┌──
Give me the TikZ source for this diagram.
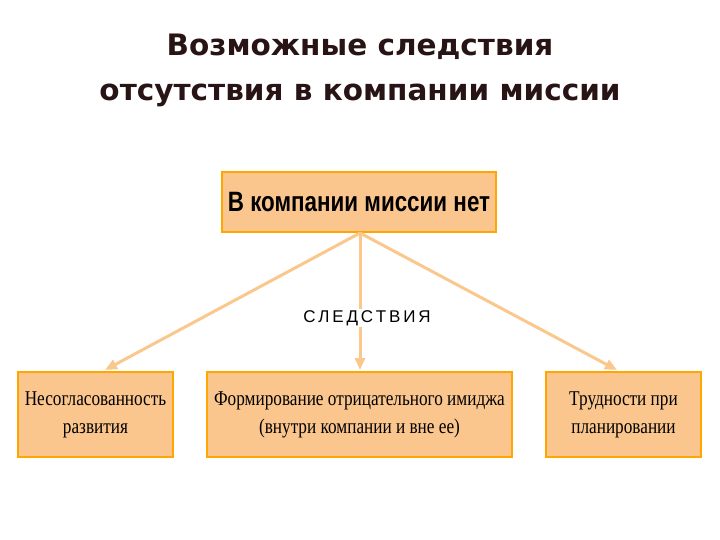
\documentclass[tikz,border=0pt]{standalone}
\usepackage{fontspec}
\usetikzlibrary{arrows.meta}
\setmainfont{Liberation Serif}
\newfontfamily\tfont{DejaVu Sans}
\newfontfamily\hfont{Liberation Sans}
\begin{document}
\begin{tikzpicture}[x=1pt,y=-1pt,
  box/.style={draw=orange!70!yellow,line width=1.5pt,fill={rgb,255:red,251;green,198;blue,142},inner sep=0},
  conn/.style={draw={rgb,255:red,250;green,200;blue,140},line width=3pt,-{Triangle[length=12pt,width=10pt]}}]
\useasboundingbox (0,0) rectangle (720,540);
\node[font=\tfont\bfseries\fontsize{29.5}{45}\selectfont,align=center,text={rgb,255:red,40;green,20;blue,20}] (title) at (360,70) {Возможные следствия\\отсутствия в компании миссии};
\node[box,minimum width=274,minimum height=60] (top) at (359,202) {\hfont\bfseries\fontsize{28}{30}\selectfont\scalebox{0.8}[1]{В компании миссии нет}};
\node[box,minimum width=155,minimum height=85] (l) at (95.5,414.5) {\scalebox{0.82}[1]{\parbox{180pt}{\centering\fontsize{21}{28}\selectfont Несогласованность\\развития}}};
\node[box,minimum width=305,minimum height=85] (m) at (359.5,414.5) {\scalebox{0.82}[1]{\parbox{360pt}{\centering\fontsize{21}{28}\selectfont Формирование отрицательного имиджа\\(внутри компании и вне ее)}}};
\node[box,minimum width=155,minimum height=85] (r) at (623.5,414.5) {\scalebox{0.82}[1]{\parbox{180pt}{\centering\fontsize{21}{28}\selectfont Трудности при\\планировании}}};
\coordinate (s) at (360,233);
\draw[conn] (s) -- (105,370);
\draw[conn] (s) -- (360,370);
\draw[conn] (s) -- (617,370);
\node[font=\hfont\fontsize{17}{20}\selectfont,fill=white,inner sep=1pt] (c) at (367,318) {С\,Л\,Е\,Д\,С\,Т\,В\,И\,Я};
\end{tikzpicture}
\end{document}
└──
### THE REQUEST
Quote the data exactly, leaving every image out of the copy.

### RESULT BELOW
Give me the TikZ source for this diagram.
\documentclass[tikz,border=0pt]{standalone}
\usepackage{fontspec}
\usetikzlibrary{arrows.meta}
\setmainfont{Liberation Serif}
\newfontfamily\tfont{DejaVu Sans}
\newfontfamily\hfont{Liberation Sans}
\begin{document}
\begin{tikzpicture}[x=1pt,y=-1pt,
  box/.style={draw=orange!70!yellow,line width=1.5pt,fill={rgb,255:red,251;green,198;blue,142},inner sep=0},
  conn/.style={draw={rgb,255:red,250;green,200;blue,140},line width=3pt,-{Triangle[length=12pt,width=10pt]}}]
\useasboundingbox (0,0) rectangle (720,540);
\node[font=\tfont\bfseries\fontsize{29.5}{45}\selectfont,align=center,text={rgb,255:red,40;green,20;blue,20}] (title) at (360,70) {Возможные следствия\\отсутствия в компании миссии};
\node[box,minimum width=274,minimum height=60] (top) at (359,202) {\hfont\bfseries\fontsize{28}{30}\selectfont\scalebox{0.8}[1]{В компании миссии нет}};
\node[box,minimum width=155,minimum height=85] (l) at (95.5,414.5) {\scalebox{0.82}[1]{\parbox{180pt}{\centering\fontsize{21}{28}\selectfont Несогласованность\\развития}}};
\node[box,minimum width=305,minimum height=85] (m) at (359.5,414.5) {\scalebox{0.82}[1]{\parbox{360pt}{\centering\fontsize{21}{28}\selectfont Формирование отрицательного имиджа\\(внутри компании и вне ее)}}};
\node[box,minimum width=155,minimum height=85] (r) at (623.5,414.5) {\scalebox{0.82}[1]{\parbox{180pt}{\centering\fontsize{21}{28}\selectfont Трудности при\\планировании}}};
\coordinate (s) at (360,233);
\draw[conn] (s) -- (105,370);
\draw[conn] (s) -- (360,370);
\draw[conn] (s) -- (617,370);
\node[font=\hfont\fontsize{17}{20}\selectfont,fill=white,inner sep=1pt] (c) at (367,318) {С\,Л\,Е\,Д\,С\,Т\,В\,И\,Я};
\end{tikzpicture}
\end{document}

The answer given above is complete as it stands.